(Credits: Far Out / Chris Cornell)
Wed 29 October 2025 22:00, UK
Music is a strange beast when it comes to the line between the public and the private.
So often, songs are written alone and feel like vulnerable outpourings of emotion, then suddenly, the artist is expected to get up on stage and share with the masses. Or, in Chris Cornell’s experience, even sharing in the studio was difficult.
Soundgarden wasn’t Cornell’s first band, but it was his first serious one. Before that, he’d done the classic thing of performing in a bunch of different covers or garage bands with kids from his local area. There’s not much intimacy there when you’re teenagers thrashing through rock classics, all just trying to learn your instruments rather than write new masterpieces.
But when Soundgarden started in 1984, it was a different ball game.
Now, Cornell was trying to write masterpieces. Now more competent, the start of the band was also a mission to become more confident both in sharing his work with crowds, but even just sharing it with his bandmates.

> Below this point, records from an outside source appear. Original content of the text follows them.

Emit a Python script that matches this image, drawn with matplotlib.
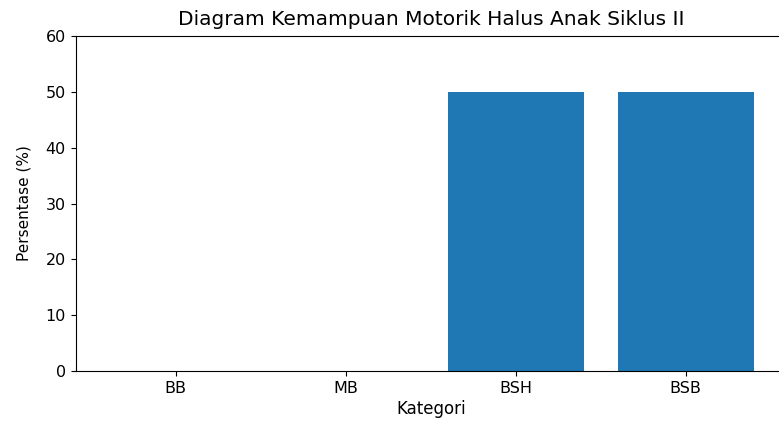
import matplotlib
matplotlib.use("Agg")
import matplotlib.pyplot as plt

categories = ["BB", "MB", "BSH", "BSB"]
values = [0, 0, 50, 50]

fig = plt.figure(figsize=(7.79, 4.21), dpi=100)
ax = fig.add_axes([75.5/779, 50/421, (786-75.5)/779, 335/421])
ax.bar(categories, values, color="#1f77b4", width=0.8)
ax.set_ylim(0, 60)
ax.set_title("Diagram Kemampuan Motorik Halus Anak Siklus II", fontsize=14.5, pad=8)
ax.set_xlabel("Kategori", fontsize=12, labelpad=3)
ax.set_ylabel("Persentase (%)", fontsize=11, labelpad=10)
ax.tick_params(labelsize=11.5)
fig.savefig("out.png", dpi=100)
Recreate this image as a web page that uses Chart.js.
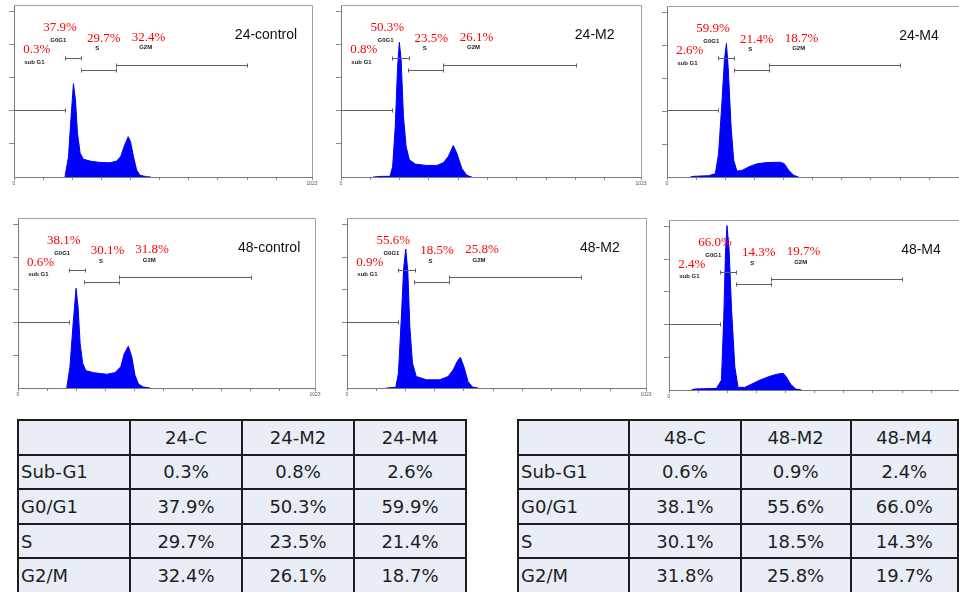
<!DOCTYPE html>
<html>
<head>
<meta charset="utf-8">
<script src="https://cdn.jsdelivr.net/npm/chart.js@4.4.1/dist/chart.umd.min.js"></script>
<style>
  html, body { margin: 0; padding: 0; background: #fff; }
  body { width: 959px; height: 592px; overflow: hidden; position: relative; }
  canvas { position: absolute; }
  table.cc { position: absolute; border-collapse: collapse; table-layout: fixed;
    font-family: "DejaVu Sans", sans-serif; font-size: 18px; color: #1e1e1e; }
  table.cc td { border: 2px solid #1c1c1c; background: #e9edf5; padding: 0; height: 32.6px;
    text-align: center; white-space: nowrap; overflow: hidden; }
  table.cc td.rh { text-align: left; padding-left: 2px; }
</style>
</head>
<body>
<script>
// table data
const phases = ['Sub-G1', 'G0/G1', 'S', 'G2/M'];
const samples24 = ['24-C', '24-M2', '24-M4'];
const samples48 = ['48-C', '48-M2', '48-M4'];
const pct24C = [0.3, 37.9, 29.7, 32.4];
const pct24M2 = [0.8, 50.3, 23.5, 26.1];
const pct24M4 = [2.6, 59.9, 21.4, 18.7];
const pct48C = [0.6, 38.1, 30.1, 31.8];
const pct48M2 = [0.9, 55.6, 18.5, 25.8];
const pct48M4 = [2.4, 66.0, 14.3, 19.7];

const panelTitles = ['24-control', '24-M2', '24-M4', '48-control', '48-M2', '48-M4'];

// histogram outlines: [channel, count]
const hist24C = [[175,0],[187,61],[196,183],[204,282],[211,233],[218,132],[227,72],[238,54],[261,48],[295,44],[330,43],[352,48],[366,61],[378,92],[392,122],[400,107],[410,62],[421,21],[433,5],[455,1],[470,0]];
const hist24M2 = [[110,0],[139,2],[167,2],[176,31],[185,152],[193,334],[199,407],[205,355],[213,183],[222,92],[233,52],[253,39],[292,35],[327,35],[349,43],[366,62],[383,95],[395,72],[412,26],[429,5],[446,0]];
const hist24M4 = [[80,0],[91,2],[143,4],[166,10],[177,71],[189,232],[197,354],[204,406],[210,333],[220,152],[229,51],[240,18],[257,20],[286,33],[309,40],[343,44],[389,45],[403,40],[418,20],[435,5],[452,0]];
const hist48C = [[168,0],[179,65],[189,186],[200,305],[207,246],[214,135],[223,75],[234,53],[260,47],[306,42],[334,47],[354,65],[366,105],[380,128],[392,95],[403,39],[415,12],[432,3],[455,0]];
const hist48M2 = [[135,0],[150,1],[167,2],[176,45],[186,217],[194,368],[201,425],[208,358],[215,187],[224,76],[237,35],[272,25],[317,25],[346,35],[363,55],[377,81],[388,94],[400,65],[414,20],[429,3],[448,0]];
const hist48M4 = [[77,0],[88,3],[163,5],[180,30],[188,222],[194,424],[199,503],[206,434],[215,242],[226,71],[237,8],[260,8],[288,20],[311,30],[340,40],[369,48],[392,51],[403,40],[417,18],[435,3],[455,0]];

// gates (channel range, drawn at a count level)
const gateNames = ['sub G1', 'G0G1', 'S', 'G2M'];
const gateFrom = [0, 175, 229, 349];
const gateTo = [174, 231, 349, 801];
const gateAt = [203, 361, 325, 340];

const xTicks = [0, 100, 200, 300, 400, 500, 600, 700, 800, 900, 1023];
const yTicks = [100, 200, 300, 400, 500];

// label anchors in data units [channel, count]
const pctAnchor = [[78, 385], [158, 452], [308, 419], [462, 422]];
const tagAnchor = [[70, 347], [152, 413], [286, 388], [452, 392]];
const titleAnchor = [865, 428];

// plot areas on the page
const boxes = [
  { l: 14, t: 5, r: 312, b: 177 },
  { l: 341, t: 5, r: 641, b: 177 },
  { l: 667, t: 6, r: 965, b: 177 },
  { l: 18, t: 218, r: 315, b: 388 },
  { l: 347, t: 218, r: 646, b: 388 },
  { l: 669, t: 220, r: 967, b: 390 }
];
const AXW = 10, AXH = 14, PADT = 2, PADR = 9;

const overlay = {
  id: 'overlay',
  afterDatasetsDraw(chart, args, opts) {
    const { ctx, chartArea: a, scales: { x, y } } = chart;
    ctx.save();
    ctx.strokeStyle = '#a0a0a0';
    ctx.lineWidth = 1;
    ctx.beginPath();
    ctx.moveTo(a.left, a.top + 0.5);
    ctx.lineTo(a.right + 0.5, a.top + 0.5);
    ctx.lineTo(a.right + 0.5, a.bottom);
    ctx.stroke();

    ctx.strokeStyle = '#5f5f5f';
    gateFrom.forEach((g, i) => {
      const x0 = Math.round(x.getPixelForValue(g)) + 0.5;
      const x1 = Math.round(x.getPixelForValue(gateTo[i])) + 0.5;
      const yy = Math.round(y.getPixelForValue(gateAt[i])) + 0.5;
      ctx.beginPath();
      ctx.moveTo(x0, yy); ctx.lineTo(x1, yy);
      if (g > 0) { ctx.moveTo(x0, yy - 2); ctx.lineTo(x0, yy + 2); }
      ctx.moveTo(x1, yy - 2); ctx.lineTo(x1, yy + 2);
      ctx.stroke();
    });

    ctx.textAlign = 'center';
    ctx.textBaseline = 'middle';
    ctx.fillStyle = '#ff0000';
    ctx.font = '13px "Liberation Serif"';
    opts.pct.forEach((v, i) => {
      ctx.fillText(v.toFixed(1) + '%', x.getPixelForValue(pctAnchor[i][0]), y.getPixelForValue(pctAnchor[i][1]));
    });
    ctx.fillStyle = '#1a1a1a';
    ctx.font = 'bold 6px "Liberation Sans"';
    gateNames.forEach((n, i) => {
      ctx.fillText(n, x.getPixelForValue(tagAnchor[i][0]), y.getPixelForValue(tagAnchor[i][1]));
    });
    ctx.fillStyle = '#111';
    ctx.font = '14px "Liberation Sans"';
    ctx.fillText(opts.title, x.getPixelForValue(titleAnchor[0]), y.getPixelForValue(titleAnchor[1]));
    ctx.restore();
  }
};

function drawPanel(i, hist, pct) {
  const b = boxes[i];
  const cv = document.createElement('canvas');
  cv.width = b.r - b.l + AXW + PADR;
  cv.height = b.b - b.t + PADT + AXH;
  cv.style.left = (b.l - AXW) + 'px';
  cv.style.top = (b.t - PADT) + 'px';
  document.body.appendChild(cv);

  new Chart(cv, {
    type: 'line',
    data: {
      datasets: [{
        data: hist.map(p => ({ x: p[0], y: p[1] })),
        borderColor: '#0000f0',
        backgroundColor: '#0000ff',
        borderWidth: 1,
        pointRadius: 0,
        tension: 0,
        fill: 'origin'
      }]
    },
    options: {
      responsive: false,
      animation: false,
      devicePixelRatio: 1,
      layout: { padding: { left: 0, right: PADR, top: PADT, bottom: 0 } },
      plugins: {
        legend: { display: false },
        tooltip: { enabled: false },
        overlay: { title: panelTitles[i], pct: pct }
      },
      scales: {
        x: {
          type: 'linear', min: 0, max: 1023,
          afterBuildTicks: s => { s.ticks = xTicks.map(v => ({ value: v })); },
          afterFit: s => { s.height = AXH; },
          grid: { drawOnChartArea: false, tickLength: 3, color: '#8a8a8a' },
          border: { color: '#7a7a7a' },
          ticks: {
            autoSkip: false, maxRotation: 0, padding: 1, color: '#555',
            font: { size: 5, family: 'Liberation Sans' },
            callback: v => (v === 0 || v === 1023) ? String(v) : ''
          }
        },
        y: {
          min: 0, max: 520,
          afterBuildTicks: s => { s.ticks = yTicks.map(v => ({ value: v })); },
          afterFit: s => { s.width = AXW; },
          grid: { drawOnChartArea: false, tickLength: 5, color: '#8a8a8a' },
          border: { color: '#7a7a7a' },
          ticks: { display: false }
        }
      }
    },
    plugins: [overlay]
  });
}

drawPanel(0, hist24C, pct24C);
drawPanel(1, hist24M2, pct24M2);
drawPanel(2, hist24M4, pct24M4);
drawPanel(3, hist48C, pct48C);
drawPanel(4, hist48M2, pct48M2);
drawPanel(5, hist48M4, pct48M4);

function drawTable(left, widths, samples, cols) {
  const t = document.createElement('table');
  t.className = 'cc';
  t.style.left = left + 'px';
  t.style.top = '419px';
  const cg = document.createElement('colgroup');
  widths.forEach(w => { const c = document.createElement('col'); c.style.width = w + 'px'; cg.appendChild(c); });
  t.appendChild(cg);
  const head = t.insertRow();
  head.insertCell().className = 'rh';
  samples.forEach(s => { head.insertCell().textContent = s; });
  phases.forEach((ph, r) => {
    const row = t.insertRow();
    const c0 = row.insertCell();
    c0.className = 'rh';
    c0.textContent = ph;
    cols.forEach(col => { row.insertCell().textContent = col[r].toFixed(1) + '%'; });
  });
  document.body.appendChild(t);
}

drawTable(17, [112, 112, 112, 112], samples24, [pct24C, pct24M2, pct24M4]);
drawTable(517, [112, 112, 111, 108], samples48, [pct48C, pct48M2, pct48M4]);
</script>
</body>
</html>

It must be weird. Some songs feel so private and so emotionally intense that bringing them into the rehearsal room must feel incredibly revealing. But for Cornell, the struggle came in the studio when suddenly he was having to take these emotional pieces and not just perform them, but perform them in the strange, robotic and repetitive way that recording often demands.
It’s rarely a smooth or a simple process – songs can take a long time to craft as certain parts need several takes to get right. Cornell found it tortuous, especially when it came to recording his vocals. “I remember with ‘Black Hole Sun’, Michael had me sing it, like, 11 or 12 times, and then he made a comp of the lead vocals, and I hated it,” the singer said. Recalling the recording of the band’s 1994 hit, Cornell felt frustrated and even alienated by the process of singing the same song over and over while a team of producers and engineers watched him from the sound desk.
It didn’t feel conducive to getting a good and emotional performance. “After that I just started doing all my vocals alone,” he said, realising that to get the good stuff, he needed the privacy of “just being the only one there and doing the engineering myself.”
It made him feel like he was back home again, back where he wrote the song to give it the vocal performance that the lyricism or emotions needed. “It was something that always worked for me when I was at home doing demos, so it made sense to try it in the studio,” he said, simplifying the process and making it all more private to get better results.